Guinnevere - Crosby, Stills and Nash
In July 1968, ex-Byrd David Crosby, ex-Buffalo Springfield Steve Stills and ex-Hollie Graham Nash by chance sang together while at a party at a friend's house in Laurel Canyon, LA. Stills and Crosby were practising a new Stills song, "You Don't Have to Cry" when, Nash, after listening to them run through it twice, joined in. It was a magical moment. All three immediately realised that their harmonies were very special, and from that moment on they were a "group".
At the time Laurel Canyon was the fashionable place to live amongst the West Coast music community, and the group's first and eponymous album, "Crosby, Stills and Nash", did much to promote the emerging US cult of the singer / songwriter. By using their names, and not labelling themselves with a collective noun, they were emphasising the fact that the album comprised of songs written exclusively by them. 4 are by Stills, 3 by Nash, and only 2 by Crosby plus a song co-written by Crosby, Stills and Paul Kantner, of Jefferson Airplane fame, the post apocalyptical "Wooden Ships".
The album is a classic, fusing folk elements with rock, blues and harmonies in a way that had never been done before. Though Stills played nearly all of the instruments on the record, and he and Nash wrote the strongest songs, Crosby's input was nonetheless immense and crucial. As previously mentioned (see last posts), his soaring tenor knitted the harmonies together, but he also contributed some of the more interesting musical elements to the album: the jazzy influences and the rockier tracks. You always felt that Crosby was the one who was most prepared to take risks, not only with his own material, but by pushing his bandmates too. With Crosby, it was always what he brought to the table that made him so vital to the various musical collaborations of his life. He was a catalyst as much as a songwriter.
As interviews clearly show, he was a lovely guy, erudite but spontaneous, at times annoying but always charming, a loudmouth, but an eloquent one, usually worth listening to.
Among the love songs on the album are odes to Joni Mitchell, Judy Collins and other current and ex-girlfriends of the trio. "Guinnevere" is about at least three of these, and one is never sure whether Crosby sees himself as King Arthur or, more probably, Sir Launcelot. Most likely a bit of both.
When I first bought the album, way back in late '69, above all of the other tunes on the record, "Guinnevere", to me and my friends, was the "skiptrack", ie the song where, when it started, you went to the record player, lifted the needle and moved it on to the next number. Too slow, not rocky, no chorus to speak of.
Now, after over fifty years, it's one of the songs on the record that has best stood the passage of time: the hypnotic guitar pattern, the oblique chords, the almost tangled time changes create a unique, jazzy ambiance, as though we are walking through a spring wood, almost floating in a slow motion dream over the green carpet.

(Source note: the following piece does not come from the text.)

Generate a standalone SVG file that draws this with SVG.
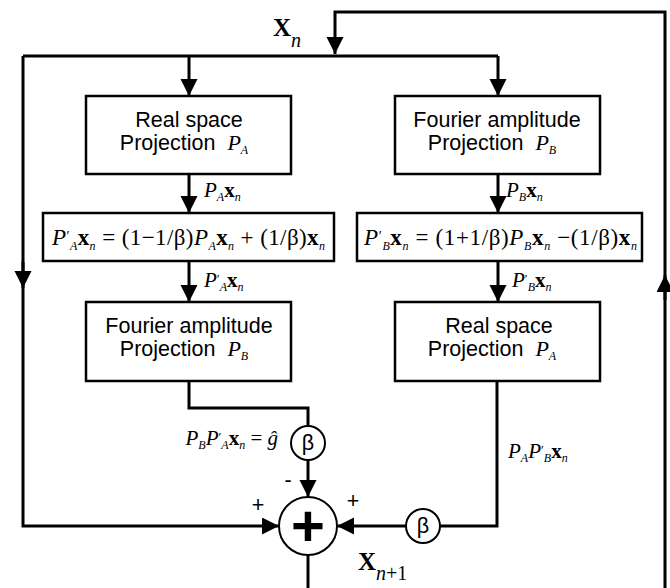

It has been said that a big influence on this song was Miles Davis. An oft-told Crosby yarn was that he later bumped into Davis in New York, and the great jazz trumpeter took him home to hear his (Davis') version of Crosby's song. Crosby, being Crosby, told Davis he didn't like it, and that he'd left out the original "Guinnevere" melody and Davis threw him out. It is one of those endearing traits typical of David Crosby that he told this story against himself, to show the stupidity of his younger self, how he was unable to appreciate the brilliance of the Davis rendering and how he "blew" his only meeting with his hero.
Ironically, many years earlier in 1964, Davis had been crucial to the beginning of Crosby's career. Roger McGuinn had sent a demo tape of the Byrds (including Crosby) to Columbia Records, who had at that time little experience in recording rock music, and didn't know what to make of it. They played the tape to Davis, currently with the label, and asked his opinion. "Sign 'em" was his legendary response, they did, and the Byrds were on their way.

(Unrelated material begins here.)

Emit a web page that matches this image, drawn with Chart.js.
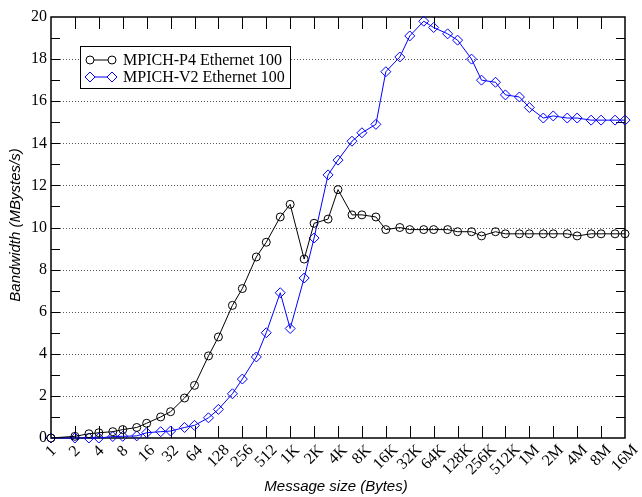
<!DOCTYPE html>
<html>
<head>
<meta charset="utf-8">
<title>MPICH bandwidth</title>
<script src="https://cdn.jsdelivr.net/npm/chart.js@4.4.0/dist/chart.umd.min.js"></script>
<style>
  html, body { margin: 0; padding: 0; background: #fff; }
</style>
</head>
<body>
<canvas id="bwChart" width="642" height="497"></canvas>
<script>
// Message sizes in bytes (powers of two and the 1.5x points between them)
const messageSizes = [1, 2, 3, 4, 6, 8, 12, 16, 24, 32, 48, 64, 96, 128, 192, 256, 384, 512, 768, 1024,
    1536, 2048, 3072, 4096, 6144, 8192, 12288, 16384, 24576, 32768, 49152, 65536, 98304, 131072,
    196608, 262144, 393216, 524288, 786432, 1048576, 1572864, 2097152, 3145728, 4194304,
    6291456, 8388608, 12582912, 16777216];

// Bandwidth in MBytes/s
const p4Values = [0, 0.08, 0.2, 0.25, 0.3, 0.4, 0.5, 0.7, 1.0, 1.25, 1.9, 2.5, 3.9, 4.8, 6.3, 7.1,
    8.6, 9.3, 10.5, 11.1, 8.5, 10.2, 10.4, 11.8, 10.6, 10.6, 10.5, 9.9, 10.0, 9.9, 9.9, 9.9,
    9.9, 9.8, 9.8, 9.6, 9.8, 9.7, 9.7, 9.7, 9.7, 9.7, 9.7, 9.6, 9.7, 9.7, 9.7, 9.7];
const v2Values = [0, 0, 0, 0, 0.07, 0.08, 0.1, 0.25, 0.3, 0.33, 0.5, 0.6, 0.96, 1.36, 2.1, 2.8,
    3.85, 5.0, 6.9, 5.2, 7.6, 9.5, 12.5, 13.2, 14.1, 14.5, 14.9, 17.4, 18.1, 19.1, 19.8, 19.5,
    19.2, 18.9, 18.0, 17.0, 16.9, 16.3, 16.2, 15.7, 15.2, 15.3, 15.2, 15.2, 15.1, 15.1, 15.1, 15.1];

// Axis ticks
const xTickValues = [1, 2, 4, 8, 16, 32, 64, 128, 256, 512, 1024, 2048, 4096, 8192, 16384, 32768,
    65536, 131072, 262144, 524288, 1048576, 2097152, 4194304, 8388608, 16777216];
const xTickLabels = ['1', '2', '4', '8', '16', '32', '64', '128', '256', '512', '1K', '2K', '4K', '8K',
    '16K', '32K', '64K', '128K', '256K', '512K', '1M', '2M', '4M', '8M', '16M'];
const yTickValues = [0, 2, 4, 6, 8, 10, 12, 14, 16, 18, 20];
const yTickLabels = ['0', '2', '4', '6', '8', '10', '12', '14', '16', '18', '20'];

const serif = '"Liberation Serif", "DejaVu Serif", serif';
const sans = '"Liberation Sans", Arial, sans-serif';

function toPoints(values) {
    return values.map((v, i) => ({ x: messageSizes[i], y: v }));
}

// gnuplot-style frame: dotted grid, inward ticks, tick labels and axis titles
const gnuplotAxes = {
    id: 'gnuplotAxes',
    beforeDatasetsDraw(chart) {
        const { ctx, chartArea: a, scales: { x, y } } = chart;
        ctx.save();

        // dotted horizontal grid
        ctx.strokeStyle = '#555';
        ctx.lineWidth = 1;
        ctx.setLineDash([1, 2]);
        yTickValues.slice(1, -1).forEach(v => {
            const py = Math.round(y.getPixelForValue(v)) + 0.5;
            ctx.beginPath();
            ctx.moveTo(a.left, py);
            ctx.lineTo(a.right, py);
            ctx.stroke();
        });
        ctx.setLineDash([]);

        // y ticks every unit, both sides
        ctx.strokeStyle = '#000';
        for (let v = 1; v < 20; v++) {
            const py = Math.round(y.getPixelForValue(v)) + 0.5;
            ctx.beginPath();
            ctx.moveTo(a.left, py);
            ctx.lineTo(a.left + 9, py);
            ctx.moveTo(a.right, py);
            ctx.lineTo(a.right - 9, py);
            ctx.stroke();
        }

        // x ticks, bottom and top
        xTickValues.slice(1, -1).forEach(v => {
            const px = Math.round(x.getPixelForValue(v)) + 0.5;
            ctx.beginPath();
            ctx.moveTo(px, a.bottom);
            ctx.lineTo(px, a.bottom - 12);
            ctx.moveTo(px, a.top);
            ctx.lineTo(px, a.top + 12);
            ctx.stroke();
        });

        // frame
        ctx.lineWidth = 1.5;
        ctx.strokeRect(a.left, a.top, a.right - a.left, a.bottom - a.top);

        // y tick labels
        ctx.fillStyle = '#000';
        ctx.font = '16px ' + serif;
        ctx.textAlign = 'right';
        ctx.textBaseline = 'middle';
        yTickValues.forEach((v, i) => {
            ctx.fillText(yTickLabels[i], a.left - 4, y.getPixelForValue(v));
        });

        // x tick labels, rotated 45 degrees
        ctx.textAlign = 'center';
        xTickValues.forEach((v, i) => {
            const w = ctx.measureText(xTickLabels[i]).width;
            ctx.save();
            ctx.translate(x.getPixelForValue(v), a.bottom + 11 + w * 0.3);
            ctx.rotate(-Math.PI / 4);
            ctx.fillText(xTickLabels[i], 0, 0);
            ctx.restore();
        });

        // axis titles
        ctx.font = 'italic 15px ' + sans;
        ctx.fillText('Message size (Bytes)', (a.left + a.right) / 2 - 2, 487);
        ctx.save();
        ctx.translate(16, 225);
        ctx.rotate(-Math.PI / 2);
        ctx.fillText('Bandwidth (MBystes/s)', 0, 0);
        ctx.restore();

        ctx.restore();
    }
};

// boxed key with a marker at each end of the sample line
const gnuplotKey = {
    id: 'gnuplotKey',
    afterDatasetsDraw(chart) {
        const ctx = chart.ctx;
        const box = { left: 80.5, top: 46.5, width: 210, height: 42 };
        ctx.save();
        ctx.fillStyle = '#fff';
        ctx.strokeStyle = '#000';
        ctx.lineWidth = 1;
        ctx.fillRect(box.left, box.top, box.width, box.height);
        ctx.strokeRect(box.left, box.top, box.width, box.height);

        ctx.font = '16px ' + serif;
        ctx.textAlign = 'left';
        ctx.textBaseline = 'middle';
        chart.data.datasets.forEach((ds, i) => {
            const ry = box.top + 13.5 + i * 17;
            ctx.strokeStyle = ds.borderColor;
            ctx.lineWidth = 1;
            ctx.beginPath();
            ctx.moveTo(90, ry);
            ctx.lineTo(112, ry);
            ctx.stroke();
            [90, 112].forEach(mx => {
                ctx.fillStyle = '#fff';
                Chart.helpers.drawPoint(ctx, {
                    pointStyle: ds.pointStyle,
                    radius: ds.pointRadius,
                    borderWidth: 1,
                    rotation: 0
                }, mx, ry);
            });
            ctx.fillStyle = '#000';
            ctx.fillText(ds.label, 123, ry + 1);
        });
        ctx.restore();
    }
};

new Chart(document.getElementById('bwChart'), {
    type: 'line',
    data: {
        datasets: [
            {
                label: 'MPICH-P4 Ethernet 100',
                data: toPoints(p4Values),
                borderColor: '#000000',
                backgroundColor: 'rgba(0,0,0,0)',
                borderWidth: 1,
                pointStyle: 'circle',
                pointRadius: 4,
                pointBorderWidth: 1,
                pointBorderColor: '#000000',
                pointBackgroundColor: 'rgba(0,0,0,0)',
                tension: 0,
                clip: false
            },
            {
                label: 'MPICH-V2 Ethernet 100',
                data: toPoints(v2Values),
                borderColor: '#0000ff',
                backgroundColor: 'rgba(0,0,0,0)',
                borderWidth: 1,
                pointStyle: 'rectRot',
                pointRadius: 5,
                pointBorderWidth: 1,
                pointBorderColor: '#0000ff',
                pointBackgroundColor: 'rgba(0,0,0,0)',
                tension: 0,
                clip: false
            }
        ]
    },
    options: {
        responsive: false,
        animation: false,
        layout: { padding: { left: 51, right: 17, top: 17, bottom: 59 } },
        plugins: {
            legend: { display: false },
            tooltip: { enabled: false }
        },
        scales: {
            x: { type: 'logarithmic', min: 1, max: 16777216, display: false },
            y: { type: 'linear', min: 0, max: 20, display: false }
        }
    },
    plugins: [gnuplotAxes, gnuplotKey]
});
</script>
</body>
</html>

"Guinnevere" features great harmonies with Graham Nash and probably the best words of any Crosby song: mysterious, mystical (emphasis on the mists) and a little ghostly too: "why can't she see me?". But who is the ghost?

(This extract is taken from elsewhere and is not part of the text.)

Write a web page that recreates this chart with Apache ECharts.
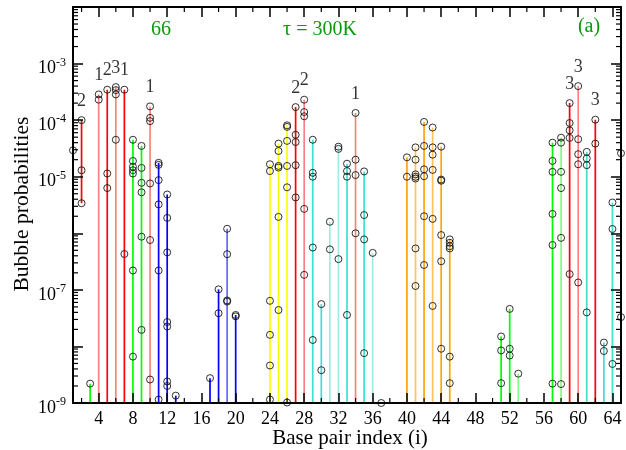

"Guinevere had green eyes like yours, milady, like yours. She'd walk down through the garden in the morning after it rained.
Peacocks wandered aimlessly underneath an orange tree. Why can't she see me?
Guinevere drew pentagrams like yours, milady, like yours, late at night when she thought that no one was watching at all on the wall.
She shall be free.
As she turns her gaze down the slope
to the harbour where I lay anchored for the day.
Guinevere had golden hair like yours, milady, like yours, streaming out when we'd ride through the warm wind down by the bay yesterday.
Seagulls circle endlessly,
I sing in silent harmony: we shall be free."